Peel Dream records often present like a thrifted fit check. Stevens isn’t shy about making his influences clear, and his best compositions pair sonic references that thread between eras and genres, tracing decades of re-appropriation. On Pad, a track like “Hiding Out” could deploy a banjo riff that reveals connective tissue between the Beach Boys’ “Cabinessence” and Sufjan’s Illinois while shrinking each touchstone’s thematic scope to a quiet, navel-gazing walk. Beneath the layers of pastiche in Peel Dream’s work is an intense, searching introspection. When he name-drops locations along the way, it’s a street view, not a drone shot.

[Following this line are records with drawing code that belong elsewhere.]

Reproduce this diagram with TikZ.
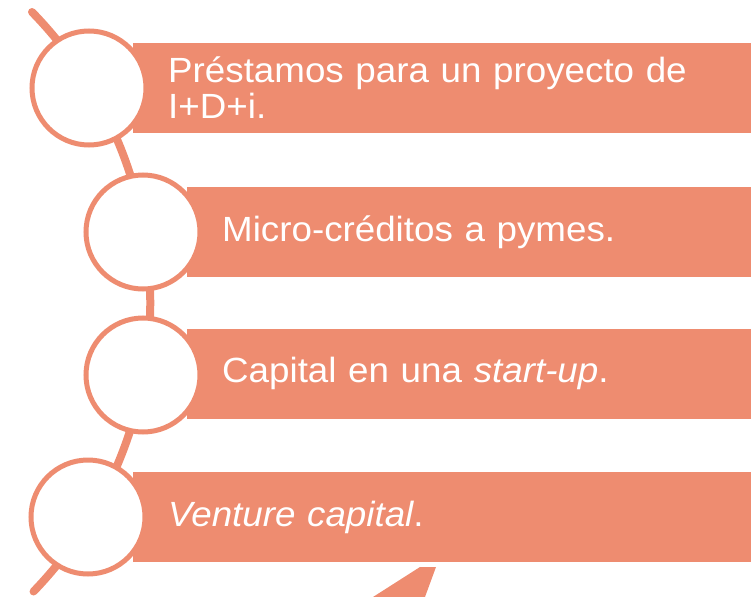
\documentclass[tikz,border=0pt]{standalone}
\usepackage{fontspec}
\setmainfont[FakeStretch=1.05]{Liberation Sans}
\usepackage{tikz}
\definecolor{salmon}{RGB}{238,140,112}

\begin{document}
\begin{tikzpicture}[x=1pt,y=-1pt,
    bar/.style={rectangle,fill=salmon,text=white,anchor=west,minimum height=90pt,
      inner xsep=35pt,inner ysep=0pt,align=left,font=\fontsize{35}{36}\selectfont},
    ring/.style={circle,draw=salmon,fill=white,line width=5pt,minimum size=114pt,inner sep=0pt}]
    \useasboundingbox (0,0) rectangle (756,597);
    \draw[salmon,line width=8pt,line cap=round] (32,12) arc[start angle=-44.3,end angle=44,radius=416];
    \fill[salmon] (420,567) -- (436,567) -- (425,597) -- (373,597) -- cycle;
    \node[bar,text width=548pt] (r1) at (133,88) {Préstamos para un proyecto de\\I+D+i.};
    \node[bar,text width=494pt] (r2) at (187,232) {Micro-créditos a pymes.};
    \node[bar,text width=494pt] (r3) at (187,373.5) {Capital en una \textit{start-up}.};
    \node[bar,text width=548pt] (r4) at (133,517) {\textit{Venture capital}.};
    \node[ring] (c1) at (89,88) {};
    \node[ring] (c2) at (143,232) {};
    \node[ring] (c3) at (143,375) {};
    \node[ring] (c4) at (88,517) {};
\end{tikzpicture}
\end{document}
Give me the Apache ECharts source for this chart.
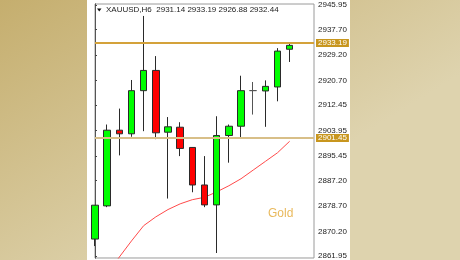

The outtakes on Taurus don’t collage as well as the material that made it on Rose Main Reading Room, each one gesturing more clearly to a single source. Opener “Venus in Nadir” is a cute, whispery nod to Yo La Tengo; “Taurus” displays some of Stevens’ most explicit Sufjan worship yet; and as usual, there’s plenty of Stereolab’s motorik hypnosis on “Seek and Destroy.” But the simpler makeup of this songwriting also works to its advantage. Taurus’ stabs at straightforward pop are some of Peel Dream’s catchiest songs yet. “Venus in Nadir” follows a tight verse-jam-verse structure that emphasizes the intricacy of Stevens’ arranging. With each listen, I anticipate the stretches when his voice drops out to make room for the cute tilt-a-whirl synth melody, which is backed by more harmonic elements every time it appears. In a less skilled composer’s hands, the song would be cloyingly twee, but Stevens has the skill to go all in on a charm offensive while remaining tasteful.